### Supplied material
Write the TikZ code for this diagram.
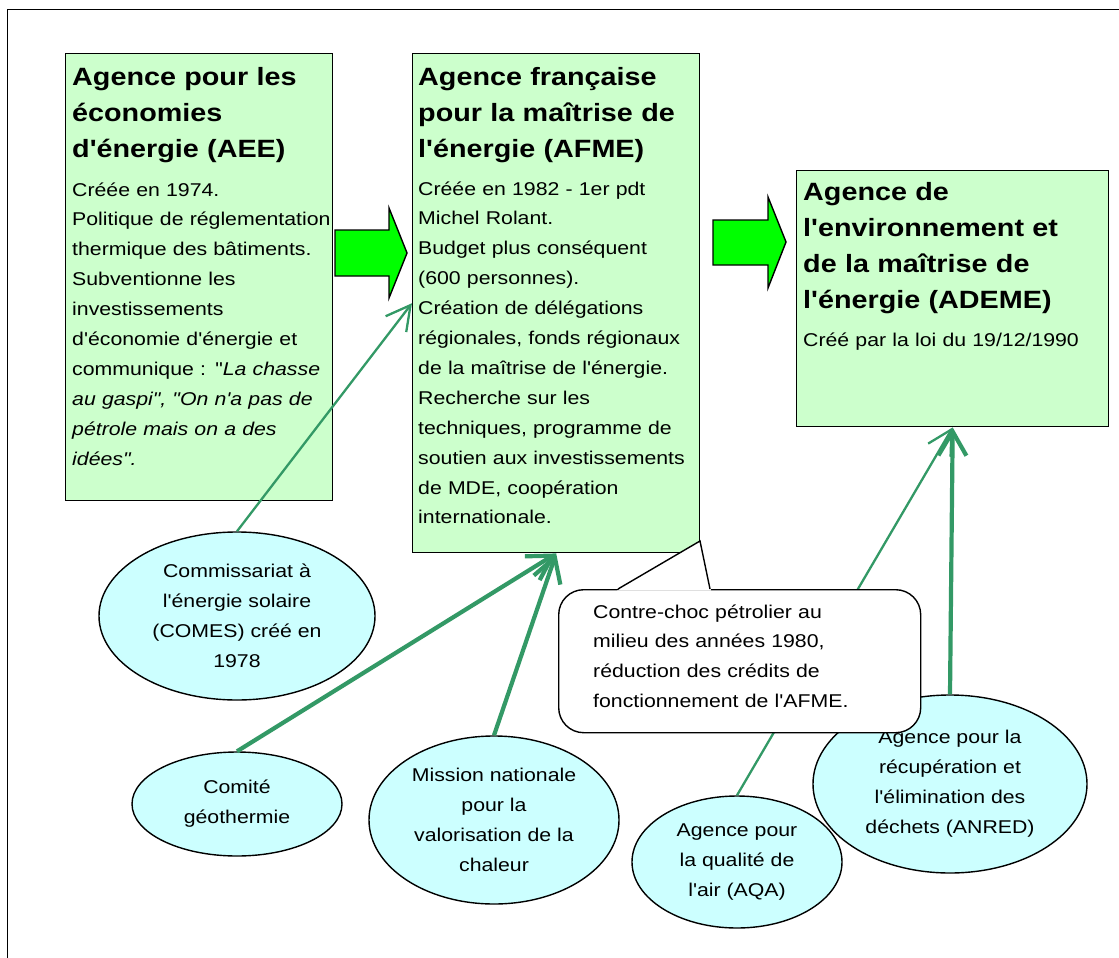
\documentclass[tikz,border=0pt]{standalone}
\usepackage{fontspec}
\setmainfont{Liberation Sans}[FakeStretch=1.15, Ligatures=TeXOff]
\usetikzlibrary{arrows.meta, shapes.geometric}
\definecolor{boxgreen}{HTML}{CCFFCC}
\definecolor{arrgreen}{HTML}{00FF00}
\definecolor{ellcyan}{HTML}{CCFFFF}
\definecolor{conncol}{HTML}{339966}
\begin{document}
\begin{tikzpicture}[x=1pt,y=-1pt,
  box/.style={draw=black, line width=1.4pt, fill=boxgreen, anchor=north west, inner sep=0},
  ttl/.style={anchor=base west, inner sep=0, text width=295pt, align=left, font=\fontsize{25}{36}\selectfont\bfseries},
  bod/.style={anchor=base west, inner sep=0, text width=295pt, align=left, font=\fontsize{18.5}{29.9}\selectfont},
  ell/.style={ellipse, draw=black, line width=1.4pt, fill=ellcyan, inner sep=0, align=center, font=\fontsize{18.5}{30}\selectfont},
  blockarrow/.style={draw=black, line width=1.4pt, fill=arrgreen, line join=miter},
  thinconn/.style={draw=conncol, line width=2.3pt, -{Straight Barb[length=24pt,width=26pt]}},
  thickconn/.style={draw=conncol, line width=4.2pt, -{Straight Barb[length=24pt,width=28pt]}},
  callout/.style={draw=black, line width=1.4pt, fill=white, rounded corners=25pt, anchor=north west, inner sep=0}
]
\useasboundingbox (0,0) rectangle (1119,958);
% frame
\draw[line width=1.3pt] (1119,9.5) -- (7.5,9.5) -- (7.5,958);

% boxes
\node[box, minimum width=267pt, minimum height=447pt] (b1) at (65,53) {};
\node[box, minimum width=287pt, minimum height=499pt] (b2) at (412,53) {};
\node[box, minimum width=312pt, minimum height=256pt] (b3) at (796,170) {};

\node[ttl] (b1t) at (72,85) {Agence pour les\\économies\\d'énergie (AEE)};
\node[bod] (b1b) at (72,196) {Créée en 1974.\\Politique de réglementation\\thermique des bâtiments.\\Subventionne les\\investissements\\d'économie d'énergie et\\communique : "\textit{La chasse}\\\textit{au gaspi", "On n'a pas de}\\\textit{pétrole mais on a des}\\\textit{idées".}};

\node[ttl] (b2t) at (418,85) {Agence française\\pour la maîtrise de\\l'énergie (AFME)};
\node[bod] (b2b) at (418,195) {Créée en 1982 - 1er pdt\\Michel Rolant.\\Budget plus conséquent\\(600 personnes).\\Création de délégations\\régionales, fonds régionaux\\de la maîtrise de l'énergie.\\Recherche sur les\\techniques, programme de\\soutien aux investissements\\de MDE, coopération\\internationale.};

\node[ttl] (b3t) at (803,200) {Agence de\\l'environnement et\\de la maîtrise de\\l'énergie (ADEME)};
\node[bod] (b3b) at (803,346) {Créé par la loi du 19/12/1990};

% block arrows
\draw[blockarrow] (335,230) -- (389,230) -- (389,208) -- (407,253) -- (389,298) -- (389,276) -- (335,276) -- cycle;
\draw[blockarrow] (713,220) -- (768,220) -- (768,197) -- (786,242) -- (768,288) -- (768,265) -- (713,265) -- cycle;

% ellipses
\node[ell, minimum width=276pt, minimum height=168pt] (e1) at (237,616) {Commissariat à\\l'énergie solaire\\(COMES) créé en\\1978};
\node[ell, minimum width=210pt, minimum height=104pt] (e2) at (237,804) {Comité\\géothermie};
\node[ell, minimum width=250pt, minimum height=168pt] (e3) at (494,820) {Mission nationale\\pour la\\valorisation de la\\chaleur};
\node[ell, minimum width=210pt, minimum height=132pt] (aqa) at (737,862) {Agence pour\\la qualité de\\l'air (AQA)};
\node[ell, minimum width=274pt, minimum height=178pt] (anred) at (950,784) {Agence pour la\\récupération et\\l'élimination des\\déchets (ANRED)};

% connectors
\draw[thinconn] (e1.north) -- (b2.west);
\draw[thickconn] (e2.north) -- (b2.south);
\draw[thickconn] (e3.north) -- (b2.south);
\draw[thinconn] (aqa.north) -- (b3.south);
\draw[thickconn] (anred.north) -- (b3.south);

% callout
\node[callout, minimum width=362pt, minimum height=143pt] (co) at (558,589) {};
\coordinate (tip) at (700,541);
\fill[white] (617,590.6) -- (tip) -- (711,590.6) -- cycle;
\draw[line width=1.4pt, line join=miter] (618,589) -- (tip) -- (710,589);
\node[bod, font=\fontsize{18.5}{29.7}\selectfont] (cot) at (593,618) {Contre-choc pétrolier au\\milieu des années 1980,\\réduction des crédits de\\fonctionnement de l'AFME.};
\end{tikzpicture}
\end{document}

### Your goal
Restate only the lines running from the start of the material above through the line containing "(b1b) at (72,196)", ends included. No pictures.

### Output for this exercise
Write the TikZ code for this diagram.
\documentclass[tikz,border=0pt]{standalone}
\usepackage{fontspec}
\setmainfont{Liberation Sans}[FakeStretch=1.15, Ligatures=TeXOff]
\usetikzlibrary{arrows.meta, shapes.geometric}
\definecolor{boxgreen}{HTML}{CCFFCC}
\definecolor{arrgreen}{HTML}{00FF00}
\definecolor{ellcyan}{HTML}{CCFFFF}
\definecolor{conncol}{HTML}{339966}
\begin{document}
\begin{tikzpicture}[x=1pt,y=-1pt,
  box/.style={draw=black, line width=1.4pt, fill=boxgreen, anchor=north west, inner sep=0},
  ttl/.style={anchor=base west, inner sep=0, text width=295pt, align=left, font=\fontsize{25}{36}\selectfont\bfseries},
  bod/.style={anchor=base west, inner sep=0, text width=295pt, align=left, font=\fontsize{18.5}{29.9}\selectfont},
  ell/.style={ellipse, draw=black, line width=1.4pt, fill=ellcyan, inner sep=0, align=center, font=\fontsize{18.5}{30}\selectfont},
  blockarrow/.style={draw=black, line width=1.4pt, fill=arrgreen, line join=miter},
  thinconn/.style={draw=conncol, line width=2.3pt, -{Straight Barb[length=24pt,width=26pt]}},
  thickconn/.style={draw=conncol, line width=4.2pt, -{Straight Barb[length=24pt,width=28pt]}},
  callout/.style={draw=black, line width=1.4pt, fill=white, rounded corners=25pt, anchor=north west, inner sep=0}
]
\useasboundingbox (0,0) rectangle (1119,958);
% frame
\draw[line width=1.3pt] (1119,9.5) -- (7.5,9.5) -- (7.5,958);

% boxes
\node[box, minimum width=267pt, minimum height=447pt] (b1) at (65,53) {};
\node[box, minimum width=287pt, minimum height=499pt] (b2) at (412,53) {};
\node[box, minimum width=312pt, minimum height=256pt] (b3) at (796,170) {};

\node[ttl] (b1t) at (72,85) {Agence pour les\\économies\\d'énergie (AEE)};
\node[bod] (b1b) at (72,196) {Créée en 1974.\\Politique de réglementation\\thermique des bâtiments.\\Subventionne les\\investissements\\d'économie d'énergie et\\communique : "\textit{La chasse}\\\textit{au gaspi", "On n'a pas de}\\\textit{pétrole mais on a des}\\\textit{idées".}};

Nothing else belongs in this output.